Work to do >> Return the listing below exactly, with the pictures dropped.
....................
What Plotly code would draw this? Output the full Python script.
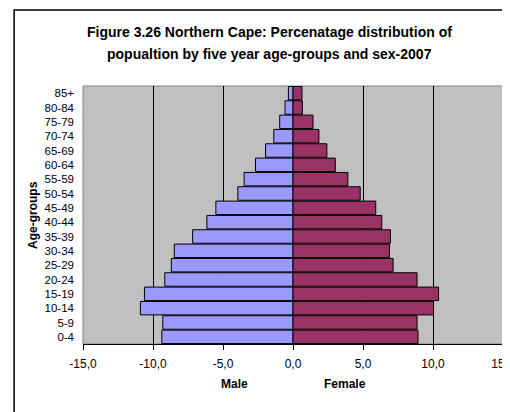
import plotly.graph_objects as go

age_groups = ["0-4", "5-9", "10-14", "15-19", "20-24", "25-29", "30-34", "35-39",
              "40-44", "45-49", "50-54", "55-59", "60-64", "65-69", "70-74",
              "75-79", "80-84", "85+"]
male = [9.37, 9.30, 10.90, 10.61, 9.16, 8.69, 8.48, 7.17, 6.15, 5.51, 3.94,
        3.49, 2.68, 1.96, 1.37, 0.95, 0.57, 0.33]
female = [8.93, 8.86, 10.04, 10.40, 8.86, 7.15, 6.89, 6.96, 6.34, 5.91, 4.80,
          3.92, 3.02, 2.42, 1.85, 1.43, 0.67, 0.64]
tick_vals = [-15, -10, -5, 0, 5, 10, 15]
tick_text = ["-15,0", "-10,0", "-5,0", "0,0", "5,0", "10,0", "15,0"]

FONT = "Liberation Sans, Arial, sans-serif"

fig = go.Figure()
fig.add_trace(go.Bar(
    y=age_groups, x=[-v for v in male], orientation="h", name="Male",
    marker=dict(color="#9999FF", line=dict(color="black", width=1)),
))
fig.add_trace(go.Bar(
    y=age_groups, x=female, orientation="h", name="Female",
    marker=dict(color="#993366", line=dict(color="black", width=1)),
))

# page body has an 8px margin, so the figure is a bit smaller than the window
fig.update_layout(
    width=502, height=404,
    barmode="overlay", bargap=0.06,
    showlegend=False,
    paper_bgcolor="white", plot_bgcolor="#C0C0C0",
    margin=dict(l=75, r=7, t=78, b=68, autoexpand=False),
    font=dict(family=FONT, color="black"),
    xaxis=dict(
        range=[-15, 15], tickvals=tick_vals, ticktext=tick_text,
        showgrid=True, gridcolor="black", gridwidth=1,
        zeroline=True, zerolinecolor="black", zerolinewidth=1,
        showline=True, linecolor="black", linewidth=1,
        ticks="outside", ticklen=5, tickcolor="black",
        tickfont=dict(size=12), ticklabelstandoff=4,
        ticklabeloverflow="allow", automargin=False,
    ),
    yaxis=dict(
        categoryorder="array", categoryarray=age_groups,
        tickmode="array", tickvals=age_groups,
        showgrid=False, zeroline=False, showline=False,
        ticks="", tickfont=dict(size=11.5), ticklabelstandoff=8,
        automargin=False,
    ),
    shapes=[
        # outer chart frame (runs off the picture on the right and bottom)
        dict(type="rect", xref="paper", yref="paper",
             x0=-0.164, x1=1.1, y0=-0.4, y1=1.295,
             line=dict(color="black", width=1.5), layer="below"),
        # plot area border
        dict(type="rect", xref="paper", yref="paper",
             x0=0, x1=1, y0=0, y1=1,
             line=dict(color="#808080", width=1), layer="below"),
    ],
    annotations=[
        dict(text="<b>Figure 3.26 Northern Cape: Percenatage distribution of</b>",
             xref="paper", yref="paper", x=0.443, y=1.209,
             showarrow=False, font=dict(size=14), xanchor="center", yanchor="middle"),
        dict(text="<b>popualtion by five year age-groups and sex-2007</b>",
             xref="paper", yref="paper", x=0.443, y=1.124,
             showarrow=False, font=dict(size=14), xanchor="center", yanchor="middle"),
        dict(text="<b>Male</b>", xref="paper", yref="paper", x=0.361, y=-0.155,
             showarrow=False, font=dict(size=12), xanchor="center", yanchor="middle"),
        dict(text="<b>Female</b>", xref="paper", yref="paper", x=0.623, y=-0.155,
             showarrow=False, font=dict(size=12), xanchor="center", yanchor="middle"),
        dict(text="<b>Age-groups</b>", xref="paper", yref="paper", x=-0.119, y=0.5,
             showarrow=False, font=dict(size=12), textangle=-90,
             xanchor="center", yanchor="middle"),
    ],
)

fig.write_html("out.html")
....................
Task output >>
What Plotly code would draw this? Output the full Python script.
import plotly.graph_objects as go

age_groups = ["0-4", "5-9", "10-14", "15-19", "20-24", "25-29", "30-34", "35-39",
              "40-44", "45-49", "50-54", "55-59", "60-64", "65-69", "70-74",
              "75-79", "80-84", "85+"]
male = [9.37, 9.30, 10.90, 10.61, 9.16, 8.69, 8.48, 7.17, 6.15, 5.51, 3.94,
        3.49, 2.68, 1.96, 1.37, 0.95, 0.57, 0.33]
female = [8.93, 8.86, 10.04, 10.40, 8.86, 7.15, 6.89, 6.96, 6.34, 5.91, 4.80,
          3.92, 3.02, 2.42, 1.85, 1.43, 0.67, 0.64]
tick_vals = [-15, -10, -5, 0, 5, 10, 15]
tick_text = ["-15,0", "-10,0", "-5,0", "0,0", "5,0", "10,0", "15,0"]

FONT = "Liberation Sans, Arial, sans-serif"

fig = go.Figure()
fig.add_trace(go.Bar(
    y=age_groups, x=[-v for v in male], orientation="h", name="Male",
    marker=dict(color="#9999FF", line=dict(color="black", width=1)),
))
fig.add_trace(go.Bar(
    y=age_groups, x=female, orientation="h", name="Female",
    marker=dict(color="#993366", line=dict(color="black", width=1)),
))

# page body has an 8px margin, so the figure is a bit smaller than the window
fig.update_layout(
    width=502, height=404,
    barmode="overlay", bargap=0.06,
    showlegend=False,
    paper_bgcolor="white", plot_bgcolor="#C0C0C0",
    margin=dict(l=75, r=7, t=78, b=68, autoexpand=False),
    font=dict(family=FONT, color="black"),
    xaxis=dict(
        range=[-15, 15], tickvals=tick_vals, ticktext=tick_text,
        showgrid=True, gridcolor="black", gridwidth=1,
        zeroline=True, zerolinecolor="black", zerolinewidth=1,
        showline=True, linecolor="black", linewidth=1,
        ticks="outside", ticklen=5, tickcolor="black",
        tickfont=dict(size=12), ticklabelstandoff=4,
        ticklabeloverflow="allow", automargin=False,
    ),
    yaxis=dict(
        categoryorder="array", categoryarray=age_groups,
        tickmode="array", tickvals=age_groups,
        showgrid=False, zeroline=False, showline=False,
        ticks="", tickfont=dict(size=11.5), ticklabelstandoff=8,
        automargin=False,
    ),
    shapes=[
        # outer chart frame (runs off the picture on the right and bottom)
        dict(type="rect", xref="paper", yref="paper",
             x0=-0.164, x1=1.1, y0=-0.4, y1=1.295,
             line=dict(color="black", width=1.5), layer="below"),
        # plot area border
        dict(type="rect", xref="paper", yref="paper",
             x0=0, x1=1, y0=0, y1=1,
             line=dict(color="#808080", width=1), layer="below"),
    ],
    annotations=[
        dict(text="<b>Figure 3.26 Northern Cape: Percenatage distribution of</b>",
             xref="paper", yref="paper", x=0.443, y=1.209,
             showarrow=False, font=dict(size=14), xanchor="center", yanchor="middle"),
        dict(text="<b>popualtion by five year age-groups and sex-2007</b>",
             xref="paper", yref="paper", x=0.443, y=1.124,
             showarrow=False, font=dict(size=14), xanchor="center", yanchor="middle"),
        dict(text="<b>Male</b>", xref="paper", yref="paper", x=0.361, y=-0.155,
             showarrow=False, font=dict(size=12), xanchor="center", yanchor="middle"),
        dict(text="<b>Female</b>", xref="paper", yref="paper", x=0.623, y=-0.155,
             showarrow=False, font=dict(size=12), xanchor="center", yanchor="middle"),
        dict(text="<b>Age-groups</b>", xref="paper", yref="paper", x=-0.119, y=0.5,
             showarrow=False, font=dict(size=12), textangle=-90,
             xanchor="center", yanchor="middle"),
    ],
)

fig.write_html("out.html")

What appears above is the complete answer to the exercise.